Илья всмотрелся в лицо своего визави и постепенно нащупал в нем то, что пропустил, не увидел за собственными переживаниями. Бессознательно, но отчетливо как в первый день проявления: его никто не вернет домой. Отсюда возврата нет.
Но могут посулить. Обязательно посулят. Уже посулили
Собеседник врать не стал; просто и по-деловому пояснил:
– То, что я вам предложу, не очень будет походить на вашу жизнь дома. Хотите, расскажу, как вы там обретались? Трехкомнатная хрущевка. Учитывая смену времен, возможно чуть лучше, но не на много. Квартира улучшенной планировки?

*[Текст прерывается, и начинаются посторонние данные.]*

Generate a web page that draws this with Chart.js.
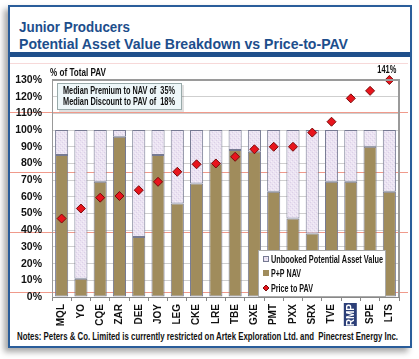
<!DOCTYPE html>
<html>
<head>
  <title>Junior Producers PAV Breakdown</title>
  <script src="https://cdn.jsdelivr.net/npm/chart.js"></script>
  <style>
    body {
      margin: 0;
      width: 419px;
      height: 359px;
      background: #fff;
      overflow: hidden;
      position: relative;
      font-family: "Liberation Sans", Arial, sans-serif;
    }
    #frame {
      position: absolute;
      left: 8px;
      top: 5px;
      width: 400px;
      height: 339px;
      border: 2px solid #2a5d9a;
      box-shadow: -4px 4px 6px rgba(0,0,0,0.35);
      background: #fff;
    }
    #titleBar {
      position: absolute;
      left: 0;
      top: 0;
      width: 400px;
      height: 45px;
      border-bottom: 5px solid #1f4f8b;
    }
    .fit {
      position: absolute;
      white-space: nowrap;
      transform-origin: left top;
      font-weight: bold;
    }
    .title {
      left: 9px;
      font-size: 15px;
      line-height: 15px;
      color: #1d4e8c;
    }
    #notes {
      left: 7px;
      top: 325px;
      font-size: 10px;
      line-height: 10px;
      color: #111;
    }
    #chartBox {
      position: absolute;
      left: 0;
      top: 0;
      width: 419px;
      height: 359px;
    }
  </style>
</head>
<body>
  <div id="frame">
    <div id="titleBar">
      <div class="fit title" id="t1" data-w="111" style="top:12px">Junior Producers</div>
      <div class="fit title" id="t2" data-w="329" style="top:29px">Potential Asset Value Breakdown vs Price-to-PAV</div>
    </div>
    <div class="fit" id="notes" data-w="381">Notes: Peters &amp; Co. Limited is currently restricted on Artek Exploration Ltd. and&nbsp; Pinecrest Energy Inc.</div>
  </div>
  <div id="chartBox"><canvas id="chart" width="419" height="359"></canvas></div>

  <script>
    // data
    const categories = ['MQL','YO','CQE','ZAR','DEE','JOY','LEG','CKE','LRE','TBE','GXE','PMT','PXX','SRX','TVE','RMP','SPE','LTS'];
    const ppNav      = [85, 11, 69, 96, 36, 85, 56, 68, 80, 88, 87, 63, 47, 38, 69, 69, 90, 63];
    const unbooked   = [15, 89, 31,  4, 64, 15, 44, 32, 20, 12, 13, 37, 53, 62, 31, 31, 10, 37];
    const priceToPav = [47, 53, 59.5, 60.5, 64, 69, 75, 79.5, 80, 84, 88.5, 90, 90, 98.5, 105, 119, 123.5, 141];
    const highlighted = 'RMP';
    const yMax = 130;
    const yStep = 10;
    const axisTitle = '% of Total PAV';
    const noteLines = ['Median Premium to NAV of  35%', 'Median Discount to PAV of  18%'];
    const legendLabels = ['Unbooked Potential Asset Value', 'P+P NAV', 'Price to PAV'];

    const FONT = '"Liberation Sans", Arial, sans-serif';
    const TAN = '#a08c5c';
    const LAV = '#ebe3f2';
    const BAR_EDGE = '#767a92';
    const RED = '#e8141c';

    // squeeze html text to the widths in the picture
    document.querySelectorAll('.fit').forEach(el => {
      const w = el.getBoundingClientRect().width;
      el.style.transform = 'scaleX(' + (Number(el.dataset.w) / w) + ')';
    });

    // condensed canvas text: draws text squeezed to width w
    function narrowText(ctx, text, x, y, w) {
      const m = ctx.measureText(text).width;
      ctx.save();
      ctx.translate(x, y);
      ctx.scale(w / m, 1);
      ctx.fillText(text, 0, 0);
      ctx.restore();
    }

    // light hatch for the unbooked part
    function hatch() {
      const c = document.createElement('canvas');
      c.width = 4; c.height = 4;
      const g = c.getContext('2d');
      g.fillStyle = LAV;
      g.fillRect(0, 0, 4, 4);
      g.fillStyle = '#dcd0e8';
      g.fillRect(0, 0, 1, 1);
      g.fillRect(2, 2, 1, 1);
      g.fillStyle = '#f4eff8';
      g.fillRect(1, 3, 1, 1);
      g.fillRect(3, 1, 1, 1);
      return g.createPattern(c, 'repeat');
    }

    function diamond(ctx, x, y, r) {
      ctx.beginPath();
      ctx.moveTo(x - r, y);
      ctx.lineTo(x, y - r);
      ctx.lineTo(x + r, y);
      ctx.lineTo(x, y + r);
      ctx.closePath();
      ctx.fillStyle = RED;
      ctx.fill();
      ctx.strokeStyle = '#7a0a0a';
      ctx.lineWidth = 1;
      ctx.stroke();
    }

    const decor = {
      id: 'decor',
      beforeDraw(chart) {
        const ctx = chart.ctx;
        const x = chart.scales.x;
        ctx.save();
        // faint red ruled lines across the panel
        ctx.strokeStyle = 'rgba(235,120,100,0.75)';
        ctx.lineWidth = 1;
        [112, 172, 232, 292].forEach(y => {
          ctx.beginPath();
          ctx.moveTo(10, y + 0.5);
          ctx.lineTo(408, y + 0.5);
          ctx.stroke();
        });
        ctx.strokeStyle = 'rgba(240,180,180,0.5)';
        ctx.beginPath();
        ctx.moveTo(10, 63.5);
        ctx.lineTo(408, 63.5);
        ctx.stroke();
        // dark box behind the highlighted ticker
        const i = categories.indexOf(highlighted);
        const cx = x.getPixelForValue(i);
        ctx.fillStyle = '#2c3f78';
        ctx.fillRect(cx - 7, x.top + 6, 13, 23);
        ctx.restore();
      },
      afterDraw(chart) {
        const ctx = chart.ctx;
        const a = chart.chartArea;
        ctx.save();
        // plot frame top and right
        ctx.strokeStyle = '#9a9a9a';
        ctx.lineWidth = 2;
        ctx.beginPath();
        ctx.moveTo(a.left, a.top);
        ctx.lineTo(a.right, a.top);
        ctx.lineTo(a.right, a.bottom);
        ctx.stroke();

        // axis title
        ctx.fillStyle = '#111';
        ctx.font = 'bold 11px ' + FONT;
        ctx.textBaseline = 'middle';
        ctx.textAlign = 'left';
        narrowText(ctx, axisTitle, a.left - 2, a.top - 7, 56);

        // label for the clipped last point
        const meta = chart.getDatasetMeta(2);
        priceToPav.forEach((v, k) => {
          if (v > yMax) {
            const p = meta.data[k];
            ctx.font = 'bold 10px ' + FONT;
            narrowText(ctx, v + '%', p.x - 12, p.y - 10, 19);
          }
        });

        // median note box
        ctx.fillStyle = 'rgba(0,0,0,0.12)';
        ctx.fillRect(a.left + 7, a.top + 5, 125, 27);
        ctx.fillStyle = '#eef7f9';
        ctx.fillRect(a.left + 5, a.top + 3, 125, 27);
        ctx.strokeStyle = '#9aa';
        ctx.lineWidth = 1;
        ctx.strokeRect(a.left + 5.5, a.top + 3.5, 124, 26);
        ctx.fillStyle = '#111';
        ctx.font = 'bold 10px ' + FONT;
        noteLines.forEach((t, k) => narrowText(ctx, t, a.left + 11, a.top + 11 + k * 11, 112));

        // legend box
        const lx = a.right - 141, ly = a.bottom - 47, lw = 127, lh = 46;
        ctx.fillStyle = '#fff';
        ctx.fillRect(lx, ly, lw, lh);
        ctx.strokeStyle = '#aaa';
        ctx.strokeRect(lx + 0.5, ly + 0.5, lw, lh);
        const rows = [ly + 9, ly + 23, ly + 38];
        ctx.fillStyle = hatch();
        ctx.fillRect(lx + 5, rows[0] - 3, 6, 6);
        ctx.strokeStyle = BAR_EDGE;
        ctx.strokeRect(lx + 5.5, rows[0] - 2.5, 5, 5);
        ctx.fillStyle = TAN;
        ctx.fillRect(lx + 5, rows[1] - 3, 6, 6);
        diamond(ctx, lx + 8, rows[2], 3);
        ctx.fillStyle = '#111';
        ctx.font = 'bold 11px ' + FONT;
        const widths = [112, 30, 42];
        legendLabels.forEach((t, k) => narrowText(ctx, t, lx + 13, rows[k] + 0.5, widths[k]));
        ctx.restore();
      }
    };

    const ctx = document.getElementById('chart').getContext('2d');
    const chart = new Chart(ctx, {
      data: {
        labels: categories,
        datasets: [
          {
            type: 'bar',
            label: 'P+P NAV',
            data: ppNav,
            stack: 's',
            order: 2,
            backgroundColor: TAN,
            borderColor: BAR_EDGE,
            borderWidth: 1,
            borderSkipped: false,
            barPercentage: 0.68,
            categoryPercentage: 1
          },
          {
            type: 'bar',
            label: 'Unbooked Potential Asset Value',
            data: unbooked,
            stack: 's',
            order: 3,
            backgroundColor: hatch(),
            borderColor: BAR_EDGE,
            borderWidth: 1,
            borderSkipped: false,
            barPercentage: 0.68,
            categoryPercentage: 1
          },
          {
            type: 'line',
            label: 'Price to PAV',
            data: priceToPav.map(v => Math.min(v, yMax)),
            order: 1,
            showLine: false,
            pointStyle: 'rectRot',
            pointRadius: 4.5,
            pointBackgroundColor: RED,
            pointBorderColor: '#7a0a0a',
            pointBorderWidth: 1,
            clip: false
          }
        ]
      },
      options: {
        responsive: false,
        animation: false,
        layout: { padding: { top: 80, right: 20, bottom: 28, left: 0 } },
        plugins: { legend: { display: false }, tooltip: { enabled: false } },
        scales: {
          x: {
            stacked: true,
            offset: true,
            grid: { drawOnChartArea: false, drawTicks: true, tickLength: 4, color: '#888', offset: true },
            border: { color: '#888' },
            ticks: {
              autoSkip: false,
              minRotation: 90,
              maxRotation: 90,
              padding: 3,
              font: { family: FONT, weight: 'bold', size: 10 },
              color: c => categories[c.index] === highlighted ? '#fff' : '#111'
            },
            afterFit: s => { s.height = 34; }
          },
          y: {
            stacked: true,
            min: 0,
            max: yMax,
            grid: { color: '#cfcfcf', drawTicks: false },
            border: { color: '#999' },
            ticks: {
              stepSize: yStep,
              autoSkip: false,
              padding: 10,
              callback: v => v + '%',
              font: { family: FONT, weight: 'bold', size: 10.5 },
              color: '#111'
            },
            afterFit: s => { s.width = 52; }
          }
        }
      },
      plugins: [decor]
    });
  </script>
</body>
</html>
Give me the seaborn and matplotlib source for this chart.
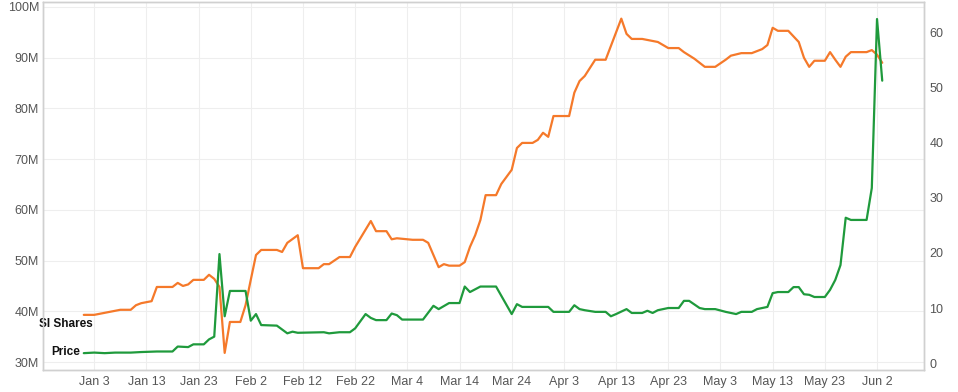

– Сталинская застройка в центре, – вяло откликнулся Илья.
– Если с хорошим ремонтом, то – вполне, – в голосе г-на Алмазова появилась толика уважения. – Дети: один – в институте. Возможно, и сам поступил. У таких, как вы дети, как правило, учатся неплохо. Но не исключено, что пришлось маленько помочь отпрыску. Ладно, не имеет значения. Второй – в школе. Жена работает вместе с вами. Хотя всегда были врачи способные содержать неработающую жену. И не одну. Вы не из них.
С этим осталось только согласится.
– Значит, оба день и ночь на работе. Редкие минуты отдыха. Редкие поездки всей семьей на море, – так, кажется, говорят: на море? – когда обломится бесплатная путевка в пансионат. Или дикарями. Хорошее слово. И каждая радужная бумажка на счету. Яхта, что дразнится на горизонте, недоступна. Приличное место в приличном санатории – тем более. Даже на скутер для младшего денег нет. Еще забыл: машина. Копейка или шестерка?
– Тойота.
– Наверное, роскошь, – прозвучало со смаком . – Если я не во всем прав, то уж во многом – точно. Так вот, перенести тебя, – г-н Алмазов вмиг погрубел. Тыканье неприятно покоробило Илью. Когда Горимысл говорил «Ты», было понятно, нормально и даже приятно. Когда тыкнул господин Алмазов – захотелось напомнить, что вместе они отнюдь никого не пасли, и вряд ли придется.
– Перенести тебя в твой мир я не могу. Но сделать твою жизнь здесь вполне сносной и даже приятной – в моей власти. От тебя взамен потребуются определенные услуги.
– Какие?
– О них разговор впереди. Если ты согласишься.